A rondavel in rural Mahlubini seemed an unlikely venue for first time author Aviwe Gudula, to read from her book, ‘Journey of her Scars to Womanhood’. Yet the intimate setting yielded a unique experience for the youth at Mahlubini Community Reading Club, in the town of Cofimvaba, in the Eastern Cape. In the final days of Women’s Month, Nal’ibali literacy mentor, Asiphe Mkumbuzi, invited local woman author, Aviwe Gudula to read a chapter from her book, and to inspire young readers (not just girls) to reach their full potential.
Every month, Nal’ibali, a reading for enjoyment campaign, sets a unique challenge to Nal'ibali reading clubs to invite a special person to their club or to take part in a special activity, so as to spark creativity and enjoy a new experience in the literacy world. This month, in celebration of Women’s Month, Nal’ibali reading clubs were challenged to acknowledge and celebrate local women authors, especially those who write in their mother tongue. Although women’s issues are on the South African agenda, very little has changed in the lives of women with regards to their health, education and safety (domestic violence remains a key social ill for many South African women). Too many of our women simply do not have the voice to talk openly about their lives and the challenges they face, the opportunity to network with other women in similar circumstances, or access to basic care facilities. The death of local women authors, especially those who write in indigenous South African languages, is testament to that. However, there are many young South African women and girls who have the potential to become writers, to untangle the day to day realities of South African women and reweave them into stories as bright or as dark as the author chooses.
Aviwe Gudula, a lecturer at Eastern Cape College and a young girl’s coach, says that she was driven to write her novel after a recent spate of femicide in the media. “I saw a trend of men abusing and killing us as women,” says Gudula. She says even though she always wanted to write this book, it took her months to write and publish it. Her book, ‘Journey of her Scars to Womanhood’, tells the story of a young woman, Yolanda, who was conceived through rape and who’s existence is begrudged by her mother because of what happened to her as a young woman. The story covers systematic child abuse, the heartache, and the cycle of rape and rejection that Yolanda experienced throughout her life until she reached adulthood and could change her narrative.

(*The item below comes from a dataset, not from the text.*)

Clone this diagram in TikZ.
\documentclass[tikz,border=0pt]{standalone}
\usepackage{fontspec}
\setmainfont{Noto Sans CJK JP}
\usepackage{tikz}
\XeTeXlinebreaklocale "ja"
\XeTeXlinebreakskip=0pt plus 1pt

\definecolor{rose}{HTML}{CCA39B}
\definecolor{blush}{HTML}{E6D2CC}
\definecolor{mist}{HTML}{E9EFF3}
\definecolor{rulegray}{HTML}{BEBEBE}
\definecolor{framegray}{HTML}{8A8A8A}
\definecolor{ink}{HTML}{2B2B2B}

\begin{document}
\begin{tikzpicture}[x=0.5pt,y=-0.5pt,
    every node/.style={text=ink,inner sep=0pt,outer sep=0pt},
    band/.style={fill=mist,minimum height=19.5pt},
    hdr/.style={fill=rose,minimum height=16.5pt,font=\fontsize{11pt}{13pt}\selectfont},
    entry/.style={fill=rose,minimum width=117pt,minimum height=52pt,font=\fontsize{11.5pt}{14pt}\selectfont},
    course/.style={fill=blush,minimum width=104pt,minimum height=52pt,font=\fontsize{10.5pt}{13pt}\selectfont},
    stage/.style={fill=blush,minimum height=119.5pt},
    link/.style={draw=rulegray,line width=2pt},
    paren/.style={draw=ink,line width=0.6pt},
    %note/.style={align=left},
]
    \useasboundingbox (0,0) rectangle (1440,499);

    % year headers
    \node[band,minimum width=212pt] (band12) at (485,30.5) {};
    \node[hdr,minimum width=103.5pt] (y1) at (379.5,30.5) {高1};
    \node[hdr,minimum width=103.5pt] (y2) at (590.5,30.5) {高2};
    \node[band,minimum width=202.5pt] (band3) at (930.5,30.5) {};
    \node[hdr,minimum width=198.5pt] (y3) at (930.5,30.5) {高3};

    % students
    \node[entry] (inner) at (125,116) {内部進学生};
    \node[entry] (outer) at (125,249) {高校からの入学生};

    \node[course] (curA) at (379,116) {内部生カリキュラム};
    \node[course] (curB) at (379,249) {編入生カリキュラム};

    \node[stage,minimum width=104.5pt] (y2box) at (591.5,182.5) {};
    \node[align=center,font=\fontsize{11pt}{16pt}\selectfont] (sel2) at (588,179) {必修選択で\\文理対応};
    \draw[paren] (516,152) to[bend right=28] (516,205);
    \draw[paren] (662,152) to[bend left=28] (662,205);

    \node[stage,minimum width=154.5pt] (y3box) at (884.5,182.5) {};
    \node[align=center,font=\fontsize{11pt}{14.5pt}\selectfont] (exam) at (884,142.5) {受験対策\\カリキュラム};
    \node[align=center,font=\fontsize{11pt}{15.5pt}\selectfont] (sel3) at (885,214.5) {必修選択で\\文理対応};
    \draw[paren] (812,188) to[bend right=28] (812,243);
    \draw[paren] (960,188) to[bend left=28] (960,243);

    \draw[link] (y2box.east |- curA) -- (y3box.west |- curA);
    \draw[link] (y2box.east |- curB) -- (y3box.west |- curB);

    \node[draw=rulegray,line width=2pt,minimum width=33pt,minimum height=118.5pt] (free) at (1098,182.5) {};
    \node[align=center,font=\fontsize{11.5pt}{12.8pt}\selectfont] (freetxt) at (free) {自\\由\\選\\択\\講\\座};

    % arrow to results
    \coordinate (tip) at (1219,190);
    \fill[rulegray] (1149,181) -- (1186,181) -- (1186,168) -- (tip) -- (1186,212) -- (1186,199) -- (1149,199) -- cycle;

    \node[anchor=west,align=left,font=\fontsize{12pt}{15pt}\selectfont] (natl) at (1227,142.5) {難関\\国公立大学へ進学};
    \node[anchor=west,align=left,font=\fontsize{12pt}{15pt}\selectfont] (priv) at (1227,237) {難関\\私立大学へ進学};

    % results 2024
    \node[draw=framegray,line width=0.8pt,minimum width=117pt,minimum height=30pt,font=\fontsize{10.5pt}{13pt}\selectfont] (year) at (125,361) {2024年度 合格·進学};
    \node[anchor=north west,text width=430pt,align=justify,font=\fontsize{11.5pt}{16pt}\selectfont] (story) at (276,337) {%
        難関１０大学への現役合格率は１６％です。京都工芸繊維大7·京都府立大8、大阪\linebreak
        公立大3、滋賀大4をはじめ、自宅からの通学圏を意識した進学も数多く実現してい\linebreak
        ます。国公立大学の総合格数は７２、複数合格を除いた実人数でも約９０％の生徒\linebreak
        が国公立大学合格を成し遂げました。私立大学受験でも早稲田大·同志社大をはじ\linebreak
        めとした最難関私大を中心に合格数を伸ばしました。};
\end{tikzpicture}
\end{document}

Gudula says that it was difficult to find a part of the book to read to the children, but that she read from the chapter that retells Yolanda’s life as a child. She then spoke to the children about her recipe of life which includes a Love of God, love and respect for parents, and education as the main ingredients. Literacy mentor, Asiphe Mkumbuzi, says that the information the children received was invaluable. “They were so inspired,” she says.
Gudula says she was lucky to grow up in a balanced home. “My mother was a domestic worker and my father worked with scrap metal, so we grew up with lots of love but no material things.” Gudula is a self-published author and has been amazed at the support and interest in her book. She is currently writing her next book, which will fictionalise the day to day life of people living around her.

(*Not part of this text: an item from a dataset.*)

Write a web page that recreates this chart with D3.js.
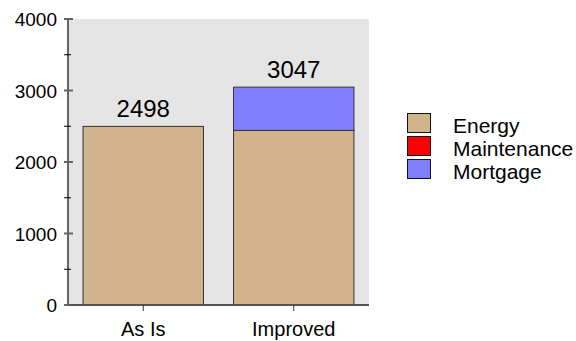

If you or someone you know has suffered from the violation and injustice of rape please reach out to Rape Crisis on 021 447 9762, the TEARS Foundation on *134*7355#, LifeLine on 0861 322 322, Stop Gender Violence on 0800 150 150 or Childline South Africa on 08000 55 555.
For more information about the Nal’ibali campaign, or to access children’s stories in a range of South African languages, visit www.nalibali.org. Network with likeminded people in the chatroom of the FUNda Sonke loyalty programme at www.nalibali.mobi. You can also find Nal’ibali on Facebook and Twitter: nalibaliSA.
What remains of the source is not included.